With 60 new impact investment funds created last year (up from 44 in 2010 and 20 in 2009), there’s an emerging body of knowledge about what works for limited partners, fund managers and investment advisors, not to mention the investees who actually deliver the impact.
Nearly three dozen fund practitioners shared their insights with Cathy Clark, Jed Emerson and Ben Thornley, three of the field’s leading researchers, who have just released, A Market Emerges: The Six Dynamics of Impact Investing. The theme that emerges: Today’s impact investors tolerate a high level of ambiguity in order to achieve larger goals.
“Impact investing can be extraordinarily difficult, with funds swimming upstream against the current of conventional financial tools, wisdom and infrastructure,” the authors conclude, before mapping out six ways in which impact players are writing their own playbooks.
For example, limited partners in impact funds can, and perhaps need to be, more active than they would be in conventional funds. To put funds together, foundation investors sometimes have “had to be willing to commit to the money before we knew what the deal was going to be,” Debra Schwartz of the MacArthur Foundation told the authors. Physic Ventures in San Francisco counts among its LPs Unilever and PepsiCo, who anticipate acquiring companies in Physic’s health and sustainability portfolio, providing a built-in exit strategy.
Fund managers have to be resilient and creative in the face of unforeseen obstacles. In Colombia, Bamboo Finance was having trouble finding growth-stage companies in which to invest, said CEO Keely Stevenson. So they recruited Colombian investors to a separate early-stage fund to build the pipeline.
Capital structures themselves are up for grabs, as finance becomes more of a means to achieve impact and less of an end in itself. “Capital stacks” of, say, commercial, public and mission-first pools (such as foundation program-related investments, or PRIs) can help funds tweak risk and reward expectations for different types of investors. Loan-guarantees, both public and private, are an increasingly popular way to lower risk and attract commercial capital. Some funds are extending their time horizons from the conventional seven years (usually with one or two three-year extensions) to 10 or even 20 years, which is often needed to realize social impact.
Measuring such impact will always be more art than science, but the report suggests the art is becoming less abstract and expressionistic. “What used to satisfy our investors were operational outputs of our lending: numbers of loans, dollars disbursed, delinquencies and defaults,” said Janie Barrera, President and Chief Executive Officer at Accion Texas, a large nonprofit microlender. “Then it became a focus on outcomes: how many jobs have you created? How has the credit score moved for a customer?” (The report calls out Accion Texas as “a model of transparency,” with audited financial statements and other disclosures available online.)
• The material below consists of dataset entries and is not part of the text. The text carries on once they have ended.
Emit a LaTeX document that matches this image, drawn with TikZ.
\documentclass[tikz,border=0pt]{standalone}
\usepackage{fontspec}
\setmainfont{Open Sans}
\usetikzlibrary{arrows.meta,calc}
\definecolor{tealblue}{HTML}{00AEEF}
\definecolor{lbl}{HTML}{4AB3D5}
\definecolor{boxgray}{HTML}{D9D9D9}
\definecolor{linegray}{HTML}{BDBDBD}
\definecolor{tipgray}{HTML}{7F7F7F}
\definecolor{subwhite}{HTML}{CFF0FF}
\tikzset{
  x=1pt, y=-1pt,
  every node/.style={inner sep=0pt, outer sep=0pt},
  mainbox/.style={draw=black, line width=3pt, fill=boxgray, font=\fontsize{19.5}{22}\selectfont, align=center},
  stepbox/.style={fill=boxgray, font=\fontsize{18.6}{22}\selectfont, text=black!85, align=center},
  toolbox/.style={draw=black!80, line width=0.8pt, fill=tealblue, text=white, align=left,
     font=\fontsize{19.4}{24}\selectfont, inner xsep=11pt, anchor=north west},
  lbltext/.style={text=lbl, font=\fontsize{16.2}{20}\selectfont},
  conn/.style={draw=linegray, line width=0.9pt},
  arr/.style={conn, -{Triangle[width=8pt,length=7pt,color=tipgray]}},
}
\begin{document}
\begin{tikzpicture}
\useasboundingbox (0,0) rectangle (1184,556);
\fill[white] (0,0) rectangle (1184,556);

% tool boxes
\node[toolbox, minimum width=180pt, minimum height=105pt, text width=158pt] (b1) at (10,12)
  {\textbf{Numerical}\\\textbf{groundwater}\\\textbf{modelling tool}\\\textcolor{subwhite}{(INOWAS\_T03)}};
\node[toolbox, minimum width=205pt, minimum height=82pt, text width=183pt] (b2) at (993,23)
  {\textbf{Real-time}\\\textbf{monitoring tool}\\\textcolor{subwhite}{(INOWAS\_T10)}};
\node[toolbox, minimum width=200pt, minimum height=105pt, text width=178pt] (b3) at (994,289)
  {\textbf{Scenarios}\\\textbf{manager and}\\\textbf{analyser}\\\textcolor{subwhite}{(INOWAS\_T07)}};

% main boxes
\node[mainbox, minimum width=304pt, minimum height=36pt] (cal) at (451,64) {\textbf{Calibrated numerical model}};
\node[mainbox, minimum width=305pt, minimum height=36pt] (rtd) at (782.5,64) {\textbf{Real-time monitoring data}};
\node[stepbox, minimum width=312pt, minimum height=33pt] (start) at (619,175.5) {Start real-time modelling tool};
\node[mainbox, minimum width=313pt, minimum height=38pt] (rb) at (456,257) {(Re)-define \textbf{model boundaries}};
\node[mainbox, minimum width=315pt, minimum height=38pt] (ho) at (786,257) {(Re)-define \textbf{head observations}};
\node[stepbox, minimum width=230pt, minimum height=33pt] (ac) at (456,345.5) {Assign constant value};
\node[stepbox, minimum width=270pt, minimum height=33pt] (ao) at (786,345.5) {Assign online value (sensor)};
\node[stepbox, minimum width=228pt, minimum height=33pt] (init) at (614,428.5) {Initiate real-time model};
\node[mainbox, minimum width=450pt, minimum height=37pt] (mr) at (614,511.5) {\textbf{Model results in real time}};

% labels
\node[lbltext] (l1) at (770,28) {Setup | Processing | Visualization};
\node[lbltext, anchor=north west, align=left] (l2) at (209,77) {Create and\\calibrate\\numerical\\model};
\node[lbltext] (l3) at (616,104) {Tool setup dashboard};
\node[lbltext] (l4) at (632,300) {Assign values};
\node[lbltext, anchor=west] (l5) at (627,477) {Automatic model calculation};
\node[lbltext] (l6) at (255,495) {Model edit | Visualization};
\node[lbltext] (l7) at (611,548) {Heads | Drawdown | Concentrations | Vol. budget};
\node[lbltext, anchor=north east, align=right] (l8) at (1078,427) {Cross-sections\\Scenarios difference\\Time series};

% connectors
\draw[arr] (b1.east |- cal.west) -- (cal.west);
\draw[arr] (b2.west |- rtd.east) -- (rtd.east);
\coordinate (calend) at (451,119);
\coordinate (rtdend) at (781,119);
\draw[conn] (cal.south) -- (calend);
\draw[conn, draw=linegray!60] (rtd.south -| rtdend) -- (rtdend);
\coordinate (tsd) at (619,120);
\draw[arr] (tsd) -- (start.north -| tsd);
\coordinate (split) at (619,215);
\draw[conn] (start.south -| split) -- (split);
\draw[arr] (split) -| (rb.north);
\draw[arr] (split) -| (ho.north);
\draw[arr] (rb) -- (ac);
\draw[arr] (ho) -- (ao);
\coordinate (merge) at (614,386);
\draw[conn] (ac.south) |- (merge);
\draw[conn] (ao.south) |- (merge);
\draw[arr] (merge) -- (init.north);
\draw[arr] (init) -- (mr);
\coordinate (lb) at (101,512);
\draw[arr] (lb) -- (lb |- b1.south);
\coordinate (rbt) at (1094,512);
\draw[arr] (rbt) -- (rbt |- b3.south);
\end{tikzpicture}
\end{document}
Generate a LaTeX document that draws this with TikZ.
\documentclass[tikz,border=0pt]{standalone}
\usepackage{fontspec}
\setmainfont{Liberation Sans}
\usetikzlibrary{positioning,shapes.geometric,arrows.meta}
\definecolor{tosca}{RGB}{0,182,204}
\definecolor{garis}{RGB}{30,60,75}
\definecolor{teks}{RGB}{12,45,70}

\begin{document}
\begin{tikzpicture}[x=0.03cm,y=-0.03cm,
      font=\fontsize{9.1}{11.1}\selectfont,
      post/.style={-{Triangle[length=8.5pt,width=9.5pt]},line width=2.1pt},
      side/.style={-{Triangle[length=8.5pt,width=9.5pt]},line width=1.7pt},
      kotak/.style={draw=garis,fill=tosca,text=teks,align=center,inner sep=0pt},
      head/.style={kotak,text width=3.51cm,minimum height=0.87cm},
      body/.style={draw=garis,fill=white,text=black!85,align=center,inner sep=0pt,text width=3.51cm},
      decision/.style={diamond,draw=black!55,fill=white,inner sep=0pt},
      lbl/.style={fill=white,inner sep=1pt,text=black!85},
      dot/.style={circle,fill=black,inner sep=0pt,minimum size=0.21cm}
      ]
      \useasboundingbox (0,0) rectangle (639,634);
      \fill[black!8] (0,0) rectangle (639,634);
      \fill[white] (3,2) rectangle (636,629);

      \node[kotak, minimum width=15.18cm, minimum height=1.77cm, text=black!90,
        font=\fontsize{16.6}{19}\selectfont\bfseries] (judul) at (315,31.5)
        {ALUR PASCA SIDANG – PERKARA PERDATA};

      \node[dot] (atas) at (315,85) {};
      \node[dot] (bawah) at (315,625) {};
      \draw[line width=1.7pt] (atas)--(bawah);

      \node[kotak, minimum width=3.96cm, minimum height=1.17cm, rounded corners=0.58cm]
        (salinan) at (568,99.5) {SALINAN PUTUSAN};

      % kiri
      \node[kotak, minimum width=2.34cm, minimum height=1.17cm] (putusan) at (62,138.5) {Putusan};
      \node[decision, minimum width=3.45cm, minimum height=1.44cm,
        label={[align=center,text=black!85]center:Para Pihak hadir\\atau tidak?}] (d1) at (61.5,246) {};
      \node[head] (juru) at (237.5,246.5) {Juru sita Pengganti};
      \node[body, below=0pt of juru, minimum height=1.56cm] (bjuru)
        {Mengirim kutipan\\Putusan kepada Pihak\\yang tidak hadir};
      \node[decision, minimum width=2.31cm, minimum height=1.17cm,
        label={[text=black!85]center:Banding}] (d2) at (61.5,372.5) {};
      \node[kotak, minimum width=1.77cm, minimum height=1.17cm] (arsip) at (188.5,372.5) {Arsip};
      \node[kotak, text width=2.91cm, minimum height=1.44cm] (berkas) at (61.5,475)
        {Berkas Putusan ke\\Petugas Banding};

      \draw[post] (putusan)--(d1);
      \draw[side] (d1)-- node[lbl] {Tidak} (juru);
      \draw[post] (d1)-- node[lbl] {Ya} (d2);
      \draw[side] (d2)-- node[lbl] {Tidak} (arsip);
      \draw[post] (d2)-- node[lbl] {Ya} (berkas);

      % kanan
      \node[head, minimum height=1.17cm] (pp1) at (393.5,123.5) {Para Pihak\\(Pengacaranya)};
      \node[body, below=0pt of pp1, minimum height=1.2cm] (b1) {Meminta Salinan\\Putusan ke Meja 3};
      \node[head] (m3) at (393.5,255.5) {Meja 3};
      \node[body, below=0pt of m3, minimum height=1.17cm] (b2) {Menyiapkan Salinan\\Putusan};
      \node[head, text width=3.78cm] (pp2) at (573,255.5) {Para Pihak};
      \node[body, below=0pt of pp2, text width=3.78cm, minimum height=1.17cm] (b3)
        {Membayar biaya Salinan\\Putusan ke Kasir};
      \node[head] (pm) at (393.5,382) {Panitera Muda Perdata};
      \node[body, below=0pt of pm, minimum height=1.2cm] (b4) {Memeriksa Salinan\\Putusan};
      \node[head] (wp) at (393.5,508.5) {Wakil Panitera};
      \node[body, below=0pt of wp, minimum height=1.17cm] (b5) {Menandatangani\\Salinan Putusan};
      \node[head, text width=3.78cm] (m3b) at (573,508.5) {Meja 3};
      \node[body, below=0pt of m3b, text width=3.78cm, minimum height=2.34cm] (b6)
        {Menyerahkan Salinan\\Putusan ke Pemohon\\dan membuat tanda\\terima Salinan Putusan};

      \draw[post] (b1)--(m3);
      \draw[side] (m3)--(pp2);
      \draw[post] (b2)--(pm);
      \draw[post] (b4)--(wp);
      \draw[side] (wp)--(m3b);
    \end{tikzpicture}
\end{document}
With 380 impact funds now managing more than $40 billion and a flurry of retail investment platforms being launched, the authors say the market could move from billions to trillions. But the democratization of impact investing will bring more scrutiny along with more capital. Are the new vehicles a function of “pull” from clients, the authors ask, or “push” from brokers with a new product to sell?
Knitting together all these themes is a call for greater transparency to enable alignment between all the parties. But it hints that funds sometimes use “selective representation” to their advantage. “With different investor groups still relatively siloed – focused either on financial returns or social and environmental impacts – funds tend to tailor their disclosures accordingly,” the authors note.
The ambiguities won’t go away soon, but Clark, Emerson and Thornley are performing community service by clearly articulating the questions underlying the current “dynamics.” They’re holding their answers back for future reports, but hint at their research direction: “It is clear the field has a number of urgent needs, including for greater transparency– of the objectives and priorities of investors and the returns of funds – and for additional standardization – of deal structures, reporting, and networking,” they conclude.